Philip Pargeter (born 13 June 1933, in Wolverhampton), West Midlands (United Kingdom), is the Titular Bishop of Valentiniana, and a retired Auxiliary Bishop of the Roman Catholic Archdiocese of Birmingham.

==Early life and ministry==

He is the son of Philip William Henry and Ellen Pargeter. Philip's family moved to Manchester when he was a child and he attended St Bede's College, a Catholic grammar school in that city. He studied at Oscott College, the Birmingham Diocesan Seminary. Bishop Pargeter was ordained to the sacred priesthood on 21 February 1959. He was on the teaching staff of Cotton College, a Catholic boarding school in Staffordshire for many years (1959–85), teaching geography and religious studies. In 1985, he was appointed Administrator (equivalent to Cathedral Dean) of St Chad's Cathedral, Birmingham, where he served until 1990. He was appointed a Canon of the Cathedral chapter in 1986.

==Episcopal career==

Pargeter was appointed auxiliary bishop of Birmingham on 20 November 1989, and ordained to the episcopate on 21 February 1990 in St Chad's Cathedral: the principal consecrator was Archbishop Maurice Couve de Murville, assisted by Bishops Gray and Burke.

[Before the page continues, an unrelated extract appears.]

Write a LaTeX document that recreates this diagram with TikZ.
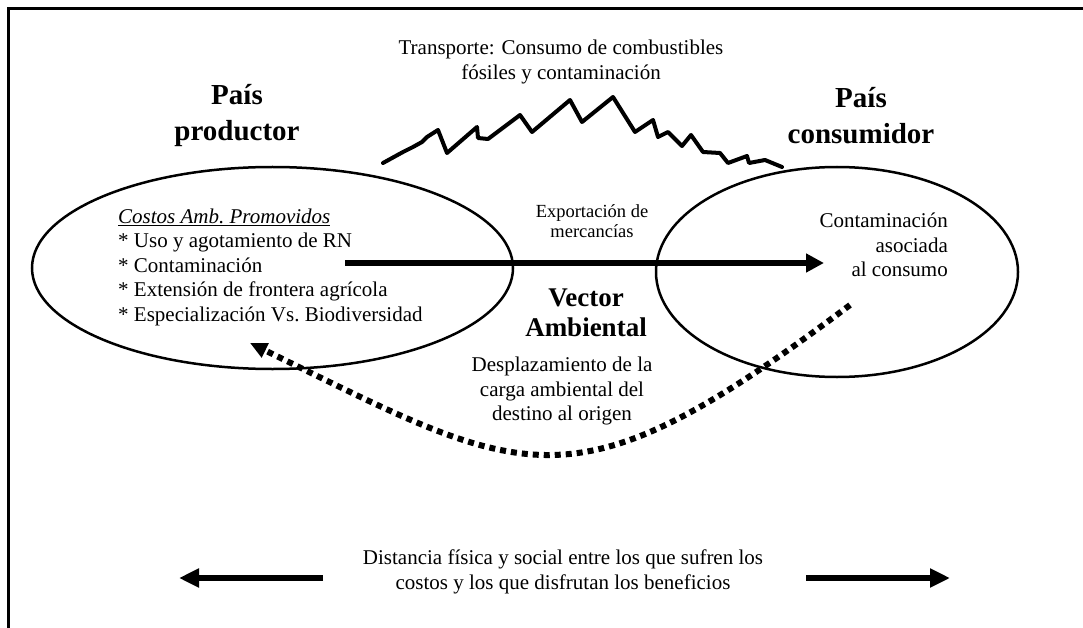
\documentclass[tikz,border=0pt]{standalone}
\usepackage{fontspec}
\setmainfont{Liberation Serif}
\usetikzlibrary{arrows.meta, shapes.geometric}

\begin{document}
\begin{tikzpicture}[
    x=1pt, y=-1pt,
    txt/.style={
        inner sep=0pt, align=center,
        font=\fontsize{21}{24.5}\selectfont,
      },
    pais/.style={
        inner sep=0pt, align=center,
        font=\fontsize{29}{36}\selectfont\bfseries,
      },
    zona/.style={
        ellipse, draw, line width=2.5pt, inner sep=0pt,
      },
    flecha/.style={
        line width=6pt, -{Triangle[length=18pt,width=18pt]},
      },
    puntos/.style={
        line width=6pt, dash pattern=on 6pt off 5pt,
        -{Triangle[length=17pt,width=15pt]},
      },
    sierra/.style={
        line width=4pt, line join=round, line cap=round,
      }
  ]
  \useasboundingbox (0,0) rectangle (1083,628);
  \draw[line width=3pt] (8.7,640) |- (1100,8.7);

  \node[zona, minimum width=481pt, minimum height=202pt] (origen) at (272.5,268) {};
  \node[zona, minimum width=362pt, minimum height=210pt] (destino) at (837,272) {};

  \node[pais] (productor) at (237,116) {País\\productor};
  \node[pais] (consumidor) at (861,116) {País\\consumidor};

  \node[txt] (transporte) at (561,62) {Transporte: Consumo de combustibles\\fósiles y contaminación};
  \draw[sierra] plot coordinates {
      (383,163) (403,152) (413,147) (422,142) (427,137) (438,130)
      (447,153) (477,127) (478,138) (488,139) (520,115) (532,132)
      (570,100) (582,122) (613,97) (635,132) (653,120) (658,137)
      (668,132) (682,146) (691,135) (703,152) (720,153) (728,163)
      (747,156) (749,163) (765,160) (782,167)
    };

  \node[txt, anchor=west, align=left] (costos) at (118,267) {%
    \underline{\textit{Costos Amb.\ Promovidos}}\\
    * Uso y agotamiento de RN\\
    * Contaminación\\
    * Extensión de frontera agrícola\\
    * Especialización Vs.\ Biodiversidad};

  \node[txt, font=\fontsize{18.5}{20}\selectfont] (exportacion) at (592,221) {Exportación de\\mercancías};
  \node[txt, anchor=east, align=right] (contaminacion) at (948,245) {Contaminación\\asociada\\al consumo};

  \coordinate (salida) at (345,263);
  \coordinate (llegada) at (824,263);
  \draw[flecha] (salida) -- (llegada);

  \node[pais, font=\fontsize{27}{30}\selectfont\bfseries] (vector) at (586,313) {Vector\\Ambiental};
  \node[txt] (desplazamiento) at (562,391) {Desplazamiento de la\\carga ambiental del\\destino al origen};

  \coordinate (carga) at (850,305);
  \coordinate (retorno) at (250,343);
  \draw[puntos] (carga) .. controls (570,515) and (530,480) .. (retorno);

  \node[txt] (distancia) at (563,572) {Distancia física y social entre los que sufren los\\costos y los que disfrutan los beneficios};
  \coordinate (izq) at (323,578);
  \coordinate (der) at (806,578);
  \draw[flecha, -{Triangle[length=20pt,width=18pt]}] (izq) -- ++(-144,0);
  \draw[flecha, -{Triangle[length=20pt,width=18pt]}] (der) -- ++(144,0);
\end{tikzpicture}
\end{document}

In accordance with Canon law, he submitted his resignation to the Pope on his 75th birthday, although it was not accepted at that time. A Golden Jubilee Mass of his priestly ordination was celebrated in the Metropolitan Cathedral & Basilica of St Chad on 6 May 2009. Pargeter retired as Auxiliary Bishop in 2009, and his resignation was accepted on 31 July that year.

He has an episcopal coat of arms and his episcopal motto is Servite Domino Cum Laetitia (Serve the Lord with Gladness).

==Personal life==

He lists his recreations in Who's Who as reading, listening to music and walking. He lives in Sutton Coldfield, Birmingham.